Joshua Rozenberg

Joshua Rozenberg

There was only one new policy announcement in Shabana Mahmood’s party conference speech last week. The justice secretary will be setting up a Women’s Justice Board ‘to reduce the number of women going to prison’.

We can expect a strategy in the spring. ‘The strategy will… focus on enhancing alternatives to prison, such as community sentences and residential women’s centres,’ the Ministry of Justice said.

‘Only around one-third of female offenders sentenced to custody have committed a violent offence and prisons are not working to rehabilitate this group,’ the government added, ‘with women serving short custodial sentences significantly more likely to reoffend than those serving community sentences.’

But Mahmood seems to recognise the limits of boards and strategies. So her department has been flying a number of kites over the past few days to see which, if any, take off. Virtually all offences apply equally to male and female offenders. But there are a couple that are more likely to be committed by women.

So the government is thinking of decriminalising non-payment of the television licence fee. Fines are currently issued under the single justice procedure and failure to pay them can lead to imprisonment.

Another idea floated in the press is to send fewer shoplifters to prison. But that seems inconsistent with the home secretary’s promise to reverse legislation enacted a decade ago that has led to fewer prosecutions for theft from stores. Unless a defendant elects trial by jury, shoplifting of goods worth less than £200 is triable only in the magistrates’ courts.

It is encouraging to see ministers talking about reducing the number of women in prison. But why stop there? We would make a much bigger dent in the prison population by rehabilitating male prisoners too.

That seems to be the thinking behind a review of sentencing policy that ‘will commence as soon as it can’, a justice minister promised MPs on 10 September. The names of two former MPs were floated as potential chairs of the review: Lord Blunkett (Tony Blair’s home secretary from 2001 to 2004) and David Gauke (Theresa May’s justice secretary from 2018 to 2019).

Blunkett has long repented for his sin in introducing imprisonment for public protection – the indefinite IPP sentences that are still causing problems 12 years after the courts stopped passing them. But I have not heard him express any regret for raising the minimum terms to be served by murderers, thereby driving up sentences for other serious crimes.

So Gauke, a much more liberal figure than Blunkett, is tipped for the job. ‘There is a very strong case,’ Gauke said in 2019, ‘to abolish sentences of six months or less altogether, with some closely defined exceptions, and put in their place a robust community order regime.’
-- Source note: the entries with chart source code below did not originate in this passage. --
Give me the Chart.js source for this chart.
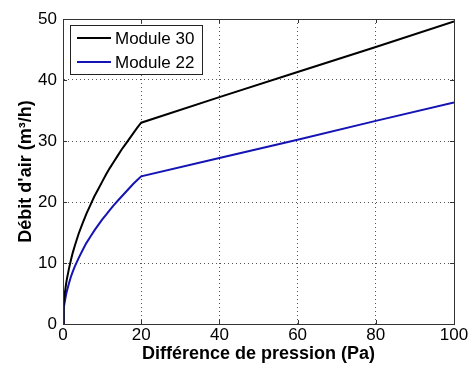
<!DOCTYPE html>
<html>
<head>
<meta charset="utf-8">
<script src="https://cdn.jsdelivr.net/npm/chart.js@4/dist/chart.umd.min.js"></script>
<style>
  html, body { margin: 0; padding: 0; background: #fff; }
  #wrap { width: 469px; height: 365px; }
</style>
</head>
<body>
<div id="wrap"><canvas id="chart"></canvas></div>
<script>
// pressure difference (Pa)
const pressure = [0, 0.1, 0.25, 0.5, 0.75, 1, 1.5, 2, 2.5, 3, 4, 5, 6, 7, 8, 9, 10, 11, 12, 13, 14, 15, 16, 17, 18, 19, 20, 40, 60, 80, 100]
// air flow (m3/h)
const module30 = [0, 2.3, 3.7, 5.2, 6.4, 7.4, 9.0, 10.4, 11.7, 12.8, 14.8, 16.5, 18.1, 19.5, 20.9, 22.1, 23.3, 24.5, 25.6, 26.6, 27.6, 28.6, 29.5, 30.4, 31.3, 32.2, 33.0, 37.2, 41.3, 45.4, 49.6]
const module22 = [0, 1.7, 2.7, 3.8, 4.7, 5.4, 6.6, 7.7, 8.6, 9.4, 10.8, 12.1, 13.3, 14.3, 15.3, 16.2, 17.1, 17.9, 18.7, 19.5, 20.2, 20.9, 21.6, 22.3, 23.0, 23.6, 24.2, 27.2, 30.2, 33.3, 36.3]
const seriesNames = ['Module 30', 'Module 22']
const seriesColours = ['#000000', '#1414b4']
const xTicks = [0, 20, 40, 60, 80, 100]
const yTicks = [0, 10, 20, 30, 40, 50]

const toPoints = (ys) => pressure.map((x, i) => ({ x, y: ys[i] }))

// box round the axes plus little inward ticks, matlab style
const framePlugin = {
  id: 'frame',
  afterDatasetsDraw(chart) {
    const { ctx, chartArea: a, scales } = chart
    ctx.save()
    ctx.strokeStyle = '#333'
    ctx.lineWidth = 1
    ctx.beginPath()
    xTicks.forEach((v) => {
      const px = Math.round(scales.x.getPixelForValue(v)) + 0.5
      ctx.moveTo(px, a.bottom); ctx.lineTo(px, a.bottom - 4)
      ctx.moveTo(px, a.top); ctx.lineTo(px, a.top + 4)
    })
    yTicks.forEach((v) => {
      const py = Math.round(scales.y.getPixelForValue(v)) + 0.5
      ctx.moveTo(a.left, py); ctx.lineTo(a.left + 4, py)
      ctx.moveTo(a.right, py); ctx.lineTo(a.right - 4, py)
    })
    ctx.stroke()
    ctx.strokeRect(Math.round(a.left) + 0.5, Math.round(a.top) + 0.5, Math.round(a.right - a.left), Math.round(a.bottom - a.top))
    ctx.restore()
  },
}

const legendPlugin = {
  id: 'boxLegend',
  afterDraw(chart) {
    const { ctx, chartArea: a } = chart
    const x = a.left + 7
    const y = a.top + 6
    ctx.save()
    ctx.fillStyle = '#fff'
    ctx.fillRect(x, y, 132, 49)
    ctx.strokeStyle = '#222'
    ctx.lineWidth = 1
    ctx.strokeRect(x + 0.5, y + 0.5, 132, 49)
    ctx.font = '17px "Liberation Sans", Arial, sans-serif'
    ctx.textBaseline = 'middle'
    chart.data.datasets.forEach((ds, i) => {
      const ly = y + 13 + i * 24
      ctx.strokeStyle = ds.borderColor
      ctx.lineWidth = 2
      ctx.beginPath()
      ctx.moveTo(x + 7, ly)
      ctx.lineTo(x + 41, ly)
      ctx.stroke()
      ctx.fillStyle = '#000'
      ctx.fillText(ds.label, x + 45, ly + 1)
    })
    ctx.restore()
  },
}

const tickFont = { family: '"Liberation Sans", Arial, sans-serif', size: 17 }
const titleFont = { family: '"Liberation Sans", Arial, sans-serif', size: 18, weight: 'bold', lineHeight: 1.2 }

new Chart(document.getElementById('chart'), {
  type: 'line',
  data: {
    datasets: [
      { label: seriesNames[0], data: toPoints(module30), borderColor: seriesColours[0], borderWidth: 2 },
      { label: seriesNames[1], data: toPoints(module22), borderColor: seriesColours[1], borderWidth: 2 },
    ],
  },
  options: {
    responsive: true,
    maintainAspectRatio: false,
    animation: false,
    layout: { padding: { top: 19, right: 15, left: 0, bottom: 0 } },
    elements: {
      point: { radius: 0 },
      line: { tension: 0 },
    },
    plugins: {
      legend: { display: false },
      tooltip: { enabled: false },
    },
    scales: {
      x: {
        type: 'linear',
        min: 0,
        max: 100,
        afterBuildTicks(scale) { scale.ticks = xTicks.map((value) => ({ value })) },
        afterFit(scale) {
          scale.height = 41
          scale.paddingLeft = 0
          scale.paddingRight = 0
        },
        ticks: { color: '#000', font: tickFont, padding: 1, maxRotation: 0 },
        grid: { color: '#555', drawTicks: false },
        border: { display: true, color: '#333', dash: [1, 3] },
        title: { display: true, text: 'Différence de pression (Pa)', color: '#000', font: titleFont, padding: { top: 0, bottom: 0 } },
      },
      y: {
        min: 0,
        max: 50,
        afterBuildTicks(scale) { scale.ticks = yTicks.map((value) => ({ value })) },
        afterFit(scale) {
          scale.width = 63
          scale.paddingTop = 0
          scale.paddingBottom = 0
        },
        ticks: { color: '#000', font: tickFont, padding: 6 },
        grid: { color: '#555', drawTicks: false },
        border: { display: true, color: '#333', dash: [1, 3] },
        title: { display: true, text: 'Débit d\'air (m³/h)', color: '#000', font: titleFont, padding: { top: 15, bottom: 0 } },
      },
    },
  },
  plugins: [framePlugin, legendPlugin],
})
</script>
</body>
</html>
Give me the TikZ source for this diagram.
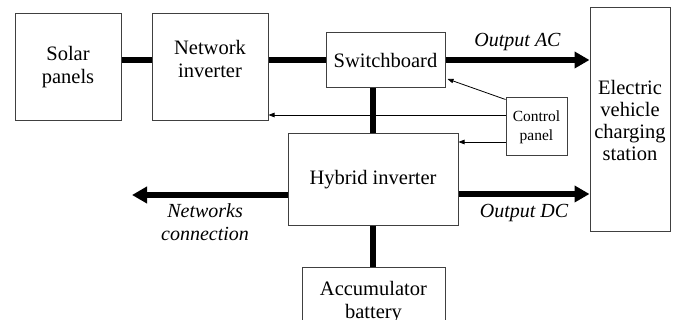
\documentclass[tikz,border=0pt]{standalone}
\usepackage{fontspec}
\setmainfont{Liberation Serif}
\usetikzlibrary{arrows.meta,positioning}

\begin{document}
\begin{tikzpicture}[x=1pt,y=-1pt,
                    block/.style={draw=black!75,line width=1pt,align=center,inner sep=0pt,
                                  font=\fontsize{20.5}{23}\selectfont},
                    power/.style={line width=5.6pt},
                    powerarrow/.style={power,-{Triangle[length=15pt,width=16pt]}},
                    signal/.style={line width=0.8pt,-{Triangle[length=6pt,width=4.5pt]}},
                    flowlabel/.style={font=\fontsize{20}{23}\selectfont\itshape,inner sep=2pt,align=center}]
  \useasboundingbox (0,0) rectangle (678,320);
  \clip (0,0) rectangle (678,320);

  \node[block,minimum width=106pt,minimum height=107pt] (solar)   at (68,67.5)    {Solar\\panels};
  \node[block,minimum width=116pt,minimum height=107pt,
        label={[align=center,font=\fontsize{20.5}{23}\selectfont,yshift=9pt]center:Network\\inverter}]
                                                        (netinv)  at (210,67.5)   {};
  \node[block,minimum width=119pt,minimum height=55pt]  (switch)  at (385.5,60)   {Switchboard};
  \node[block,minimum width=80pt,minimum height=224pt,font=\fontsize{20.5}{22}\selectfont]
                                                        (ev)      at (630,120)    {Electric\\vehicle\\charging\\station};
  \node[block,minimum width=61pt,minimum height=58pt,font=\fontsize{15.5}{19}\selectfont]
                                                        (ctrl)    at (536.5,127)  {Control\\panel};
  \node[block,minimum width=170pt,minimum height=92pt]  (hybrid)  at (373,180)    {Hybrid inverter};
  \node[block,minimum width=143pt,minimum height=68pt]  (battery) at (373.5,302)  {Accumulator\\battery};

  \coordinate (ctrlnet) at ([yshift=12pt]ctrl.west);
  \coordinate (ctrlhyb) at ([yshift=-15pt]ctrl.west);
  \coordinate (hybdc)   at ([yshift=-14pt]hybrid.east);
  \coordinate (hybgrid) at ([yshift=-15pt]hybrid.west);
  \coordinate (grid)    at (132,195);

  % power lines
  \draw[power] ([yshift=7.5pt]solar.east) -- ([yshift=7.5pt]netinv.west);
  \draw[power] ([yshift=7.5pt]netinv.east) -- (switch.west);
  \draw[power] (hybrid.north) -- (hybrid.north |- switch.south);
  \draw[power] (hybrid.south) -- (hybrid.south |- battery.north);
  \draw[powerarrow] (switch.east) -- (switch.east -| ev.west)
        node[flowlabel,midway,above=4.5pt] {Output AC};
  \draw[powerarrow] (hybdc) -- (hybdc -| ev.west)
        node[flowlabel,midway,below=5pt] {Output DC};
  \draw[powerarrow] (hybgrid) -- (grid)
        node[flowlabel,pos=0.53,below=4pt] {Networks\\connection};

  % control signals
  \draw[signal] ([yshift=-2pt]ctrl.north west) -- ([xshift=2pt,yshift=9pt]switch.south east);
  \draw[signal] (ctrlnet) -- (ctrlnet -| netinv.east);
  \draw[signal] (ctrlhyb) -- (ctrlhyb -| hybrid.east);
\end{tikzpicture}
\end{document}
He believed we were ‘nearing a time when a combination of technology and radical thinking will make it possible for much more intensive and restrictive conditions to be applied in more creative and fundamental ways outside of prison’ – and that was five years ago.

‘Why,’ he asked, ‘would we spend taxpayer money doing what we know doesn’t work and, indeed, that makes us less safe?’

That view is widely shared. Last month, we saw radical proposals from five former judges who have more experience in this topic than anyone else.

Lord Woolf, Lord Phillips of Worth Matravers, Lord Thomas of Cwmgiedd, Lord Burnett of Maldon and Sir Brian Leveson called on the government to initiate a planned release of selected prisoners. During the half-century or more that they had been involved in the law, sentences had approximately doubled in length and so had the prison population.

That ‘sentence inflation’ could not be justified, they argued. Instead, we should be exploring ‘accelerated routes out of custody’.

And that’s just what Mahmood appears to be doing. Press reports last week said she and her prisons minister might visit Texas to see a scheme under which prisoners can earn time off their sentences if they behave well and take part in rehabilitation schemes. Texas, we are told, began reducing its prison population in 2007 when it had no room for new inmates.

Stories such as these are used by ministers to test the water. If there is a public outcry, they can be dismissed as uninformed speculation. But if newspapers such as the Mail and the Telegraph decide not to campaign against a review led by a former Conservative – even one who left his party rather than vote for a no-deal Brexit – then the prime minister may be emboldened to support reforms that are as inevitable as they are unpopular.

Before the general election, I argued here that reducing the prison population would unlock the funding needed to repair our broken criminal justice system. There is now no time to lose.